A professional golf long driver appears to have had has his Twitter account hacked to spread the latest Elon Musk bitcoin scam.
A scammer took control of Callaway Golf long driver Will Hogue’s verified Twitter account and changed the name and profile picture to match that of Tesla CEO Elon Musk.
Replying to a tweet by the real Elon Musk, in which he declared his love for ramen, the scammer offered a surprise to those that visited the site spacex.gift.
The page copies the appearance of online publishing platform Medium and offers a link where it claims users can get free Bitcoin and another to free Ethereum.
Visitors are asked to “verify” their address by sending cryptocurrency to a Bitcoin or Ethereum wallet. The scammer promises to send back ten times that amount.
As if the warning bells were not already enough, it promises a customised Tesla 3 to those sending 6 BTC or 40 ETH, complete with free delivery.
Verdict looked at the transactions going into the Ethereum account and the Bitcoin account. Fortunately, only a handful of people fell for the scam with amounts of around $30.
Elon Musk Bitcoin scammer is probably a copycat
Elon Musk Bitcoin scams have been popping up on Twitter since February this year. In November, scammers took control of the Twitter accounts of Pathe Films, Pantheon Books and Matalan promoting a similar scam, making off with tens of thousands of dollars.
However, this scam has all the hallmarks of a copycat. Verdict inspected spacex.gift’s site code and it appears that the scammer created a page on Medium with a post by a profile named @eIolmmusk. The scammer then lifted the site code before it was suspended and reused it on spacex.gift with a canonical URL to give it an air of credibility.
The Elon Musk Bitcoin scammer also imitated real Medium users with links to their real profiles and attributed fake comments promoting the scam.
According to website directory WhoIs, spacex.gift was registered on the 6/11/18 and spacex.gives a day later. Both are registered in Panama but all personal information is redacted.
SpaceX.gives, the domain offering details of the scammer’s BTC and ETH wallets, gives the illusion of people sending Bitcoin to the account every few minutes. But an inspection of the site’s code shows the table is made up of hard-coded fictional data built to run on a loop.

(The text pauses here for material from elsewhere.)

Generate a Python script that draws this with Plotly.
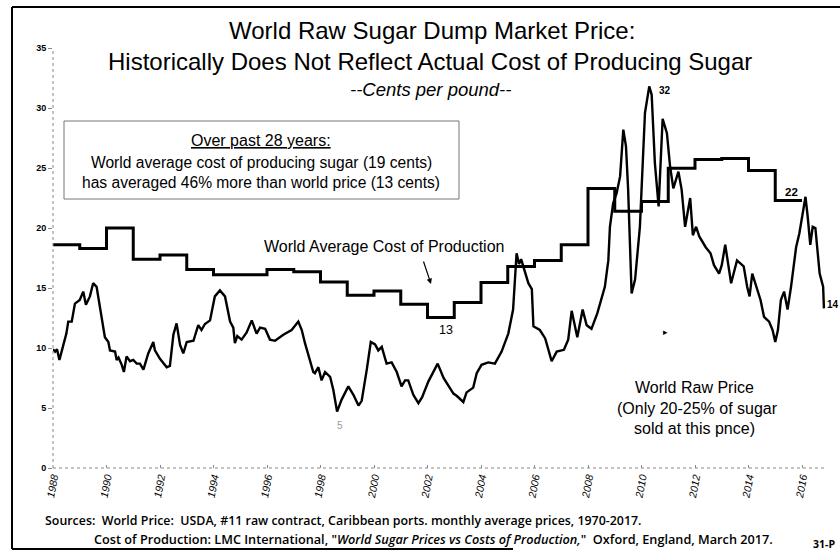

Notably, this scam did not target a Twitter account with a large number of followers. Previous scams have also filled the compromised account with SpaceX or Tesla tweets to further convince users checking the profile. This one did not.
Verdict compared the Bitcoin wallet address from the previous Pathe films/Musk scam and found that they were two different wallets. This lends more weight to the copycat profile, but doesn’t rule out the original scammer/scammers having multiple crypto wallets.
The code for the .gives site also appears to have been created for use on May 25, suggesting that someone has copied and re-uploaded it.
All of these factors suggest a relatively low level of technical skill and indicate a copycat.